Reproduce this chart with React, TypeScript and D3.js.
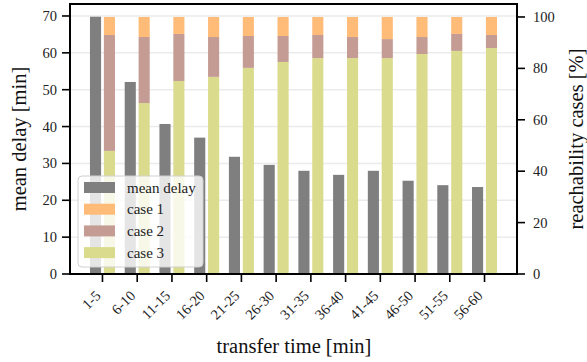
import React from 'react';
import * as d3 from 'd3';

const categories = ['1-5', '6-10', '11-15', '16-20', '21-25', '26-30', '31-35', '36-40', '41-45', '46-50', '51-55', '56-60'];
const meanDelay = [69.8, 52.1, 40.7, 37.0, 31.8, 29.6, 28.0, 26.9, 28.0, 25.3, 24.1, 23.6];
const case3 = [47.9, 66.5, 75.1, 76.7, 80.2, 82.5, 84.0, 84.0, 84.0, 85.6, 86.8, 87.9];
const case2 = [45.1, 25.7, 18.3, 15.5, 12.4, 10.1, 9.0, 8.2, 7.4, 6.6, 6.6, 5.1];
const case1 = case3.map((v, i) => 100 - v - case2[i]);
const leftTicks = [0, 10, 20, 30, 40, 50, 60, 70];
const rightTicks = [0, 20, 40, 60, 80, 100];
const legendItems = ['mean delay', 'case 1', 'case 2', 'case 3'];

const colors: Record<string, string> = { delay: '#7f7f7f', case1: '#ffbb78', case2: '#c49c94', case3: '#dbdb8d' };
const font = 'Liberation Serif';

const width = 587;
const height = 362;
const margin = { top: 4, right: 70, bottom: 88, left: 70 };
const plotRight = width - margin.right;
const plotBottom = height - margin.bottom;

const App = () => {
  const x = d3.scaleLinear()
    .domain([-0.935, categories.length - 1 + 0.935])
    .range([margin.left, plotRight]);
  const yL = d3.scaleLinear().domain([0, 73.25]).range([plotBottom, margin.top]);
  const yR = d3.scaleLinear().domain([0, 105.05]).range([plotBottom, margin.top]);

  const barW = x(0.32) - x(0);
  const off = 0.2;

  const rows = categories.map((c, i) => ({ case3: case3[i], case2: case2[i], case1: case1[i] }));
  const stack = d3.stack<any>().keys(['case3', 'case2', 'case1'])(rows);
  const legendColors = [colors.delay, colors.case1, colors.case2, colors.case3];
  const txt = { fontFamily: font };

  return (
    <svg width={width} height={height}
      style={{ position: 'absolute', left: 0, top: 0, background: '#fff' }}>
      {/* grid */}
      {leftTicks.slice(1).map(t => (
        <line key={t} x1={margin.left} x2={plotRight} y1={yL(t)} y2={yL(t)}
          stroke="#ebebeb" strokeWidth={1.5} />
      ))}

      {/* mean delay bars */}
      {meanDelay.map((d, i) => (
        <rect key={i} x={x(i - off) - barW / 2} width={barW} y={yL(d)} height={yL(0) - yL(d)}
          fill={colors.delay} />
      ))}

      {/* stacked reachability bars */}
      {stack.map(s => (
        <g key={s.key} fill={colors[s.key]}>
          {s.map((d, i) => (
            <rect key={i} x={x(i + off) - barW / 2} width={barW} y={yR(d[1])} height={yR(d[0]) - yR(d[1])} />
          ))}
        </g>
      ))}

      {/* left axis */}
      {leftTicks.map(t => (
        <g key={t}>
          <line x1={margin.left - 8} x2={margin.left} y1={yL(t)} y2={yL(t)} stroke="#000" strokeWidth={1.6} />
          <text x={margin.left - 13} y={yL(t)} dy="0.35em" textAnchor="end" fontSize={14.5} fill="#222" style={txt}>{t}</text>
        </g>
      ))}

      {/* right axis */}
      {rightTicks.map(t => (
        <g key={t}>
          <line x1={plotRight} x2={plotRight + 8} y1={yR(t)} y2={yR(t)} stroke="#000" strokeWidth={1.6} />
          <text x={plotRight + 16} y={yR(t)} dy="0.35em" textAnchor="start" fontSize={14.5} fill="#222" style={txt}>{t}</text>
        </g>
      ))}

      {/* bottom axis */}
      {categories.map((c, i) => (
        <g key={c}>
          <line x1={x(i)} x2={x(i)} y1={plotBottom} y2={plotBottom + 8} stroke="#000" strokeWidth={1.6} />
          <text transform={`translate(${x(i) - 4.5},${plotBottom + 19}) rotate(-45)`} dy="0.35em"
            textAnchor="end" fontSize={14.5} fill="#222" style={txt}>{c}</text>
        </g>
      ))}

      {/* frame */}
      <rect x={margin.left} y={margin.top} width={plotRight - margin.left} height={plotBottom - margin.top}
        fill="none" stroke="#000" strokeWidth={2} />

      {/* axis titles */}
      <text x={294} y={353} textAnchor="middle" fontSize={20.5} fill="#111" style={txt}>transfer time [min]</text>
      <text transform={`translate(26,${(margin.top + plotBottom) / 2}) rotate(-90)`} textAnchor="middle"
        fontSize={20.5} fill="#111" style={txt}>mean delay [min]</text>
      <text transform={`translate(583,${(margin.top + plotBottom) / 2}) rotate(-90)`} textAnchor="middle"
        fontSize={20.5} fill="#111" style={txt}>reachability cases [%]</text>

      {/* legend */}
      <g>
        <rect x={78} y={176} width={125} height={91} rx={4} fill="#fff" fillOpacity={0.8}
          stroke="#d0d0d0" strokeWidth={1} />
        {legendItems.map((label, i) => {
          const cy = 187.5 + i * 21.7;
          return (
            <g key={label}>
              <rect x={84} y={cy - 5.5} width={31} height={11} fill={legendColors[i]} />
              <text x={127} y={cy + 5} fontSize={15} fill="#222" style={txt}>{label}</text>
            </g>
          );
        })}
      </g>
    </svg>
  );
};

export default App;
§ §
[EXERCISE TASK]:
Emit the lines of the material exactly, from its first line to the line containing "import * as d3 from 'd3';", inclusive; leave every picture out.

[EXPECTED ANSWER]:
Reproduce this chart with React, TypeScript and D3.js.
import React from 'react';
import * as d3 from 'd3';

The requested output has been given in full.